High court denies appeal in ’99 killing
A Waynesburg man serving a life sentence for the fatal stabbing of a friend of his estranged wife 13 years ago continues to file various appeals, and the state’s appellate courts continue to deny them.
The latest denial came Tuesday when the state Supreme Court denied George Cameron’s petition for allowance of appeal of a Superiot Court ruling denying a motion to quash the complaint and indictment filed by Cameron of Waynesburg, twice convicted by Greene County Court juries for the Aug. 4, 1999, slaying of David Cumberledge, 24, also of Waynesburg.
Cumberledge was stabbed when the two became involved in a fight outside the apartment of Cameron’s wife at 291 E. High St., Waynesburg. Cameron’s wife had filed for a divorce a week before the slaying.
Cameron is now serving a life sentence at the State Correctional Institution at Houtzdale in Clearfield County.
On Feb. 28, 2007, Cameron filed his first petition for post-conviction relief under the Post Conviction Relief Act with Greene County Court, which denied his petition Aug. 14, 2009, a decision affirmed by the Superior Court July 29, 2010.
Then, March 30, 2011, which was more than five years after Cameron’s judgment of sentence became final, he filed the motion to quash with the local court, claiming the trial court did not have jurisdiction to try him for murder as the criminal complaint cited law from “revised statute books which contain no enacting clauses.”
According to Cameron, since the criminal complaint did not cite a valid law, “the complaint charged (Cameron) with no crime and the trial court did not have jurisdiction to try” him for murder.
On May 25, 2011, the local court denied Cameron’s motion to quash on the merits, and Cameron proceeded to file his appeal with the Superior Court July 20, 2011.
The appellate court, in its ruling, said “(Cameron’s) notice of appeal was manifestly untimely.”
Before this latest round of appeals, the state Supreme Court declined to hear Cameron’s appeal for a new trial in December 2005.

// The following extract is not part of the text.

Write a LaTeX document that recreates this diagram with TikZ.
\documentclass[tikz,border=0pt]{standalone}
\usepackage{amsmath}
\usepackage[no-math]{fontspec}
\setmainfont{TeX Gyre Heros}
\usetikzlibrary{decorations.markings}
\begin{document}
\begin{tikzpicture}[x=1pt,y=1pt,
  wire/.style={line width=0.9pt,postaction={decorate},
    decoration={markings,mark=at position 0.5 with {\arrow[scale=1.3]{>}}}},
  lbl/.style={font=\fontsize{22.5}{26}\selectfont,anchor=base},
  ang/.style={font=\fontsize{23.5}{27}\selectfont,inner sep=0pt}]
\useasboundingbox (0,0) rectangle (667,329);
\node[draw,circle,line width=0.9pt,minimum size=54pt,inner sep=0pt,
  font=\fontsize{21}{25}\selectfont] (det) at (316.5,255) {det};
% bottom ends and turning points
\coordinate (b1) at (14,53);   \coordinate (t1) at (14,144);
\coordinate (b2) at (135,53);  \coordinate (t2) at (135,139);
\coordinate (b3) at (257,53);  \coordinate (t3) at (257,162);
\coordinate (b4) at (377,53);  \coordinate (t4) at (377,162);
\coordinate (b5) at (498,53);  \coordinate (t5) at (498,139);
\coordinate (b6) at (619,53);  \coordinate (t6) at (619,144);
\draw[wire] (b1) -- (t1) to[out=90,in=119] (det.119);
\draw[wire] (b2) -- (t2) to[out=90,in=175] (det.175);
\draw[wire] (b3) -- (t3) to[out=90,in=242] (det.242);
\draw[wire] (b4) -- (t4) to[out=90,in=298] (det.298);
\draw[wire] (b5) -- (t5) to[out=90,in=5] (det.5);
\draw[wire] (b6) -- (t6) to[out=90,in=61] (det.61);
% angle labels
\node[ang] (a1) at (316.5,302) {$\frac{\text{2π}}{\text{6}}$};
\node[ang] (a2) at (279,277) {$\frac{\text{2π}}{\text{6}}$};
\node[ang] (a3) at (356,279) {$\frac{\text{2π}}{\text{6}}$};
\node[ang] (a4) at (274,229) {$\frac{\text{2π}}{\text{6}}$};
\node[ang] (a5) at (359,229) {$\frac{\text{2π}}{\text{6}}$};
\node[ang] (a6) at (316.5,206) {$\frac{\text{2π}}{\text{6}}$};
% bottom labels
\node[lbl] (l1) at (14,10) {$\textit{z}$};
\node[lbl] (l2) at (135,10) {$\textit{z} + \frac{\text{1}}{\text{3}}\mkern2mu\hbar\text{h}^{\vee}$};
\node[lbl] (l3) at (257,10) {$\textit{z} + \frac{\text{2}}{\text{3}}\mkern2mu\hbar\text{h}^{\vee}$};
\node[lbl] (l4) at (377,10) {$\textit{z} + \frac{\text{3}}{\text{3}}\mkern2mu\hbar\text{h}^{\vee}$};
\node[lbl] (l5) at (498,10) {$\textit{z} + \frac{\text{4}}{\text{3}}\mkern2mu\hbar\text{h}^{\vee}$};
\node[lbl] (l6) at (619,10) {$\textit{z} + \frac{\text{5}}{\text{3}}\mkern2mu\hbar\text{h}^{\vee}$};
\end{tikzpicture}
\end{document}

A jury first found Cameron guilty of murder in 2000, but that conviction was subsequently thrown out on appeal. In the appeal, the state Superior Court found the trial court erred when it denied a defense motion to introduce an audio tape of Cameron’s confession. Instead of playing the tape, police officers paraphrased the confession. If the jury would have heard the tape, it might have concluded the confession was involuntary and chosen to ignore it, the court said in granting Cameron a new trial.
Cameron’s second trial, held in July 2003, ended with the same first-degree murder conviction. In that trial, prosecutors did not introduce the confession and focused on other evidence against Cameron.